## Start

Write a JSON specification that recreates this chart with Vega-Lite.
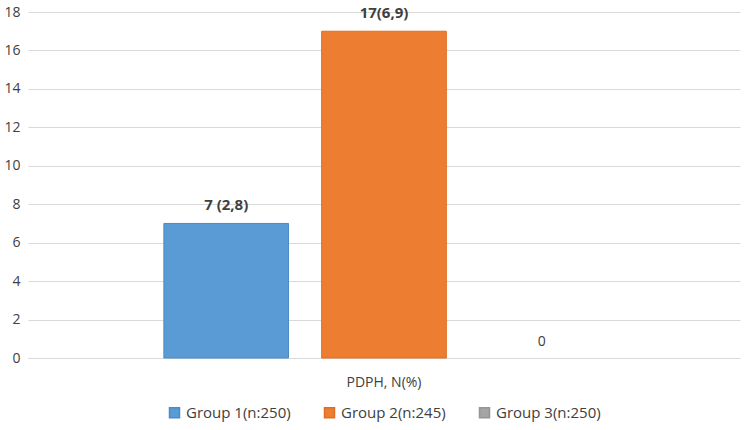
{
  "$schema": "https://vega.github.io/schema/vega-lite/v6.json",
  "width": 745,
  "height": 430,
  "autosize": {"type": "fit", "contains": "padding"},
  "padding": {"left": 3, "right": 5, "top": 5, "bottom": 9},
  "background": "white",
  "config": {
    "font": "Open Sans",
    "view": {"stroke": null},
    "axis": {"labelFont": "Open Sans", "labelColor": "#404040", "labelFontSize": 14},
    "legend": {"layout": {"bottom": {"anchor": "middle"}}}
  },
  "data": {
    "values": [
      {"category": "PDPH, N(%)", "group": "Group 1(n:250)", "value": 7, "label": "7 (2,8)"},
      {"category": "PDPH, N(%)", "group": "Group 2(n:245)", "value": 17, "label": "17(6,9)"},
      {"category": "PDPH, N(%)", "group": "Group 3(n:250)", "value": 0, "label": "0"}
    ]
  },
  "encoding": {
    "x": {
      "field": "category", "type": "nominal",
      "scale": {"paddingInner": 0, "paddingOuter": 0.252},
      "axis": {"title": null, "labelAngle": 0, "ticks": false, "domainColor": "#d9d9d9", "labelPadding": 17}
    },
    "xOffset": {"field": "group", "type": "nominal", "scale": {"paddingInner": 0.21, "paddingOuter": 0.105}},
    "y": {
      "field": "value", "type": "quantitative",
      "scale": {"domain": [0, 18], "nice": false},
      "axis": {"title": null, "values": [0, 2, 4, 6, 8, 10, 12, 14, 16, 18], "ticks": false, "domain": false, "gridColor": "#d9d9d9", "labelPadding": 8}
    }
  },
  "layer": [
    {
      "mark": {"type": "bar", "strokeWidth": 1},
      "encoding": {
        "color": {
          "field": "group", "type": "nominal",
          "scale": {"range": ["#5b9bd5", "#ed7d31", "#a5a5a5"]},
          "legend": {"title": null, "orient": "bottom", "direction": "horizontal", "symbolType": "square", "symbolSize": 100, "labelFontSize": 15, "labelColor": "#404040", "labelFont": "Open Sans", "columnPadding": 30, "offset": 16}
        },
        "stroke": {
          "field": "group", "type": "nominal",
          "scale": {"range": ["#4a8bc8", "#e06e22", "#959595"]},
          "legend": null
        },
        "strokeOpacity": {"condition": {"test": "datum.value == 0", "value": 0}, "value": 1}
      }
    },
    {
      "transform": [{"filter": "datum.value > 0"}],
      "mark": {"type": "text", "baseline": "bottom", "dy": -10, "fontSize": 15, "fontWeight": "bold", "color": "#404040"},
      "encoding": {"text": {"field": "label"}}
    },
    {
      "transform": [{"filter": "datum.value == 0"}],
      "mark": {"type": "text", "baseline": "bottom", "dy": -9, "fontSize": 14, "color": "#404040"},
      "encoding": {"text": {"field": "label"}}
    }
  ]
}
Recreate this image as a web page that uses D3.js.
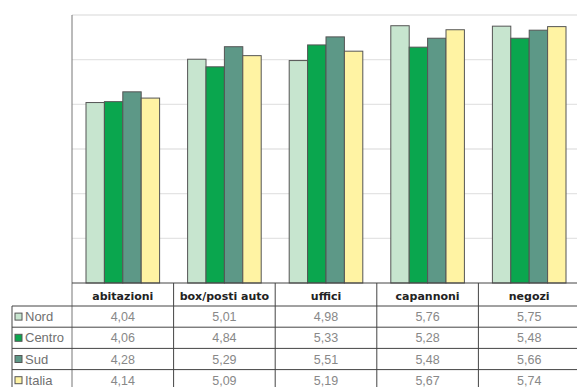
<!DOCTYPE html>
<html><head><meta charset="utf-8">
<script src="https://cdn.jsdelivr.net/npm/d3@7"></script>
<style>body{margin:0;background:#fff;}svg{display:block;}</style>
</head><body>
<svg id="c" width="577" height="387"></svg>
<script>
const categories = ["abitazioni", "box/posti auto", "uffici", "capannoni", "negozi"];
const seriesNames = ["Nord", "Centro", "Sud", "Italia"];
const nord   = [4.04, 5.01, 4.98, 5.76, 5.75];
const centro = [4.06, 4.84, 5.33, 5.28, 5.48];
const sud    = [4.28, 5.29, 5.51, 5.48, 5.66];
const italia = [4.14, 5.09, 5.19, 5.67, 5.74];
const yTicks = [1, 2, 3, 4, 5, 6];
const colors = ["#c7e5cf", "#0aa64e", "#5d9887", "#fff3a3"];

(function(){
const values = [nord, centro, sud, italia];
const svg = d3.select("#c");
const W = 577;
const plotTop = 15, base = 283, left = 72, right = 580;

const x0 = d3.scaleBand().domain(categories).range([left, right]);
const x1 = d3.scaleBand().domain(seriesNames).range([14, x0.bandwidth() - 14]);
const y = d3.scaleLinear().domain([0, 6]).range([base, plotTop]);

svg.append("g").selectAll("line").data(yTicks).join("line")
  .attr("x1", left).attr("x2", W)
  .attr("y1", d => y(d)).attr("y2", d => y(d))
  .attr("stroke", "#e4e4e4").attr("stroke-width", 1.3);

const g = svg.append("g");
categories.forEach((c, ci) => {
  seriesNames.forEach((s, si) => {
    const v = values[si][ci];
    g.append("rect")
      .attr("x", x0(c) + x1(s))
      .attr("y", y(v))
      .attr("width", x1.bandwidth())
      .attr("height", base - y(v))
      .attr("fill", colors[si])
      .attr("stroke", "#555")
      .attr("stroke-width", 1);
  });
});

svg.append("line").attr("x1", left).attr("x2", left).attr("y1", plotTop).attr("y2", 387)
  .attr("stroke", "#777").attr("stroke-width", 1);

const rowTop = 306, rowH = 21.2;
const tline = svg.append("g").attr("stroke", "#444").attr("stroke-width", 1);
tline.append("line").attr("x1", left).attr("x2", W).attr("y1", base).attr("y2", base);
seriesNames.forEach((s, i) => {
  const yy = rowTop + i * rowH;
  tline.append("line").attr("x1", 12).attr("x2", W).attr("y1", yy).attr("y2", yy);
});
tline.append("line").attr("x1", 12).attr("x2", 12).attr("y1", rowTop).attr("y2", 387);
categories.forEach((c, i) => {
  if (i > 0) tline.append("line").attr("x1", x0(c)).attr("x2", x0(c)).attr("y1", base).attr("y2", 387);
});

svg.append("g").selectAll("text").data(categories).join("text")
  .attr("x", d => x0(d) + x0.bandwidth() / 2)
  .attr("y", base + 16.5)
  .attr("text-anchor", "middle")
  .attr("font-family", "DejaVu Sans, Verdana, sans-serif")
  .attr("font-weight", "bold")
  .attr("font-size", 11)
  .attr("fill", "#222")
  .text(d => d);

const fmt = v => v.toFixed(2).replace(".", ",");
seriesNames.forEach((s, si) => {
  const yy = rowTop + si * rowH + rowH / 2 + 4.5;
  categories.forEach((c, ci) => {
    svg.append("text")
      .attr("x", x0(c) + x0.bandwidth() / 2)
      .attr("y", yy)
      .attr("text-anchor", "middle")
      .attr("font-family", "Liberation Sans, Arial, sans-serif")
      .attr("font-size", 12.5)
      .attr("fill", "#888")
      .text(fmt(values[si][ci]));
  });
  svg.append("rect")
    .attr("x", 15).attr("y", rowTop + si * rowH + rowH / 2 - 3.5)
    .attr("width", 7).attr("height", 7)
    .attr("fill", colors[si]).attr("stroke", "#555").attr("stroke-width", 1);
  svg.append("text")
    .attr("x", 25).attr("y", yy)
    .attr("font-family", "Liberation Sans, Arial, sans-serif")
    .attr("font-size", 13)
    .attr("fill", "#707070")
    .text(s);
});
})();
</script>
</body></html>
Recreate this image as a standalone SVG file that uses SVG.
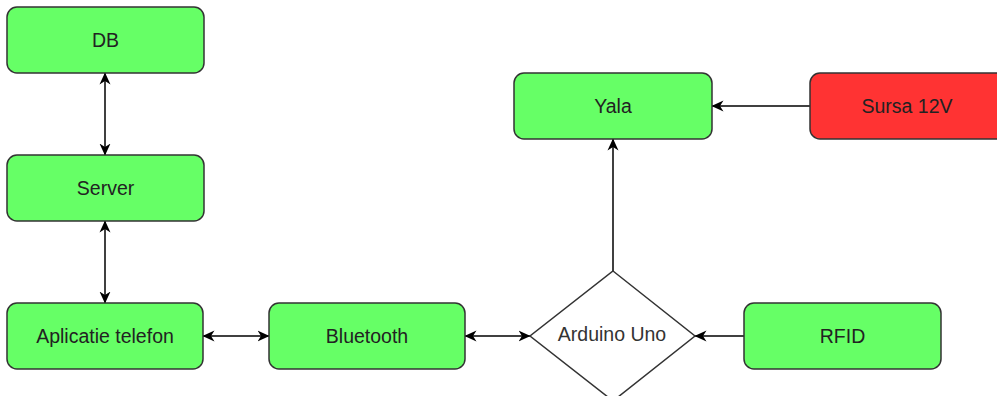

## End

GOAL OF THE EXERCISE —
Quote the preceding listing precisely and completely, omitting its images.

ANSWER TO THIS EXERCISE —
Write a JSON specification that recreates this chart with Vega-Lite.
{
  "$schema": "https://vega.github.io/schema/vega-lite/v6.json",
  "width": 745,
  "height": 430,
  "autosize": {"type": "fit", "contains": "padding"},
  "padding": {"left": 3, "right": 5, "top": 5, "bottom": 9},
  "background": "white",
  "config": {
    "font": "Open Sans",
    "view": {"stroke": null},
    "axis": {"labelFont": "Open Sans", "labelColor": "#404040", "labelFontSize": 14},
    "legend": {"layout": {"bottom": {"anchor": "middle"}}}
  },
  "data": {
    "values": [
      {"category": "PDPH, N(%)", "group": "Group 1(n:250)", "value": 7, "label": "7 (2,8)"},
      {"category": "PDPH, N(%)", "group": "Group 2(n:245)", "value": 17, "label": "17(6,9)"},
      {"category": "PDPH, N(%)", "group": "Group 3(n:250)", "value": 0, "label": "0"}
    ]
  },
  "encoding": {
    "x": {
      "field": "category", "type": "nominal",
      "scale": {"paddingInner": 0, "paddingOuter": 0.252},
      "axis": {"title": null, "labelAngle": 0, "ticks": false, "domainColor": "#d9d9d9", "labelPadding": 17}
    },
    "xOffset": {"field": "group", "type": "nominal", "scale": {"paddingInner": 0.21, "paddingOuter": 0.105}},
    "y": {
      "field": "value", "type": "quantitative",
      "scale": {"domain": [0, 18], "nice": false},
      "axis": {"title": null, "values": [0, 2, 4, 6, 8, 10, 12, 14, 16, 18], "ticks": false, "domain": false, "gridColor": "#d9d9d9", "labelPadding": 8}
    }
  },
  "layer": [
    {
      "mark": {"type": "bar", "strokeWidth": 1},
      "encoding": {
        "color": {
          "field": "group", "type": "nominal",
          "scale": {"range": ["#5b9bd5", "#ed7d31", "#a5a5a5"]},
          "legend": {"title": null, "orient": "bottom", "direction": "horizontal", "symbolType": "square", "symbolSize": 100, "labelFontSize": 15, "labelColor": "#404040", "labelFont": "Open Sans", "columnPadding": 30, "offset": 16}
        },
        "stroke": {
          "field": "group", "type": "nominal",
          "scale": {"range": ["#4a8bc8", "#e06e22", "#959595"]},
          "legend": null
        },
        "strokeOpacity": {"condition": {"test": "datum.value == 0", "value": 0}, "value": 1}
      }
    },
    {
      "transform": [{"filter": "datum.value > 0"}],
      "mark": {"type": "text", "baseline": "bottom", "dy": -10, "fontSize": 15, "fontWeight": "bold", "color": "#404040"},
      "encoding": {"text": {"field": "label"}}
    },
    {
      "transform": [{"filter": "datum.value == 0"}],
      "mark": {"type": "text", "baseline": "bottom", "dy": -9, "fontSize": 14, "color": "#404040"},
      "encoding": {"text": {"field": "label"}}
    }
  ]
}
Recreate this image as a web page that uses D3.js.
<!DOCTYPE html>
<html><head><meta charset="utf-8">
<script src="https://cdn.jsdelivr.net/npm/d3@7"></script>
<style>body{margin:0;background:#fff;}svg{display:block;}</style>
</head><body>
<svg id="c" width="577" height="387"></svg>
<script>
const categories = ["abitazioni", "box/posti auto", "uffici", "capannoni", "negozi"];
const seriesNames = ["Nord", "Centro", "Sud", "Italia"];
const nord   = [4.04, 5.01, 4.98, 5.76, 5.75];
const centro = [4.06, 4.84, 5.33, 5.28, 5.48];
const sud    = [4.28, 5.29, 5.51, 5.48, 5.66];
const italia = [4.14, 5.09, 5.19, 5.67, 5.74];
const yTicks = [1, 2, 3, 4, 5, 6];
const colors = ["#c7e5cf", "#0aa64e", "#5d9887", "#fff3a3"];

(function(){
const values = [nord, centro, sud, italia];
const svg = d3.select("#c");
const W = 577;
const plotTop = 15, base = 283, left = 72, right = 580;

const x0 = d3.scaleBand().domain(categories).range([left, right]);
const x1 = d3.scaleBand().domain(seriesNames).range([14, x0.bandwidth() - 14]);
const y = d3.scaleLinear().domain([0, 6]).range([base, plotTop]);

svg.append("g").selectAll("line").data(yTicks).join("line")
  .attr("x1", left).attr("x2", W)
  .attr("y1", d => y(d)).attr("y2", d => y(d))
  .attr("stroke", "#e4e4e4").attr("stroke-width", 1.3);

const g = svg.append("g");
categories.forEach((c, ci) => {
  seriesNames.forEach((s, si) => {
    const v = values[si][ci];
    g.append("rect")
      .attr("x", x0(c) + x1(s))
      .attr("y", y(v))
      .attr("width", x1.bandwidth())
      .attr("height", base - y(v))
      .attr("fill", colors[si])
      .attr("stroke", "#555")
      .attr("stroke-width", 1);
  });
});

svg.append("line").attr("x1", left).attr("x2", left).attr("y1", plotTop).attr("y2", 387)
  .attr("stroke", "#777").attr("stroke-width", 1);

const rowTop = 306, rowH = 21.2;
const tline = svg.append("g").attr("stroke", "#444").attr("stroke-width", 1);
tline.append("line").attr("x1", left).attr("x2", W).attr("y1", base).attr("y2", base);
seriesNames.forEach((s, i) => {
  const yy = rowTop + i * rowH;
  tline.append("line").attr("x1", 12).attr("x2", W).attr("y1", yy).attr("y2", yy);
});
tline.append("line").attr("x1", 12).attr("x2", 12).attr("y1", rowTop).attr("y2", 387);
categories.forEach((c, i) => {
  if (i > 0) tline.append("line").attr("x1", x0(c)).attr("x2", x0(c)).attr("y1", base).attr("y2", 387);
});

svg.append("g").selectAll("text").data(categories).join("text")
  .attr("x", d => x0(d) + x0.bandwidth() / 2)
  .attr("y", base + 16.5)
  .attr("text-anchor", "middle")
  .attr("font-family", "DejaVu Sans, Verdana, sans-serif")
  .attr("font-weight", "bold")
  .attr("font-size", 11)
  .attr("fill", "#222")
  .text(d => d);

const fmt = v => v.toFixed(2).replace(".", ",");
seriesNames.forEach((s, si) => {
  const yy = rowTop + si * rowH + rowH / 2 + 4.5;
  categories.forEach((c, ci) => {
    svg.append("text")
      .attr("x", x0(c) + x0.bandwidth() / 2)
      .attr("y", yy)
      .attr("text-anchor", "middle")
      .attr("font-family", "Liberation Sans, Arial, sans-serif")
      .attr("font-size", 12.5)
      .attr("fill", "#888")
      .text(fmt(values[si][ci]));
  });
  svg.append("rect")
    .attr("x", 15).attr("y", rowTop + si * rowH + rowH / 2 - 3.5)
    .attr("width", 7).attr("height", 7)
    .attr("fill", colors[si]).attr("stroke", "#555").attr("stroke-width", 1);
  svg.append("text")
    .attr("x", 25).attr("y", yy)
    .attr("font-family", "Liberation Sans, Arial, sans-serif")
    .attr("font-size", 13)
    .attr("fill", "#707070")
    .text(s);
});
})();
</script>
</body></html>
Recreate this image as a standalone SVG file that uses SVG.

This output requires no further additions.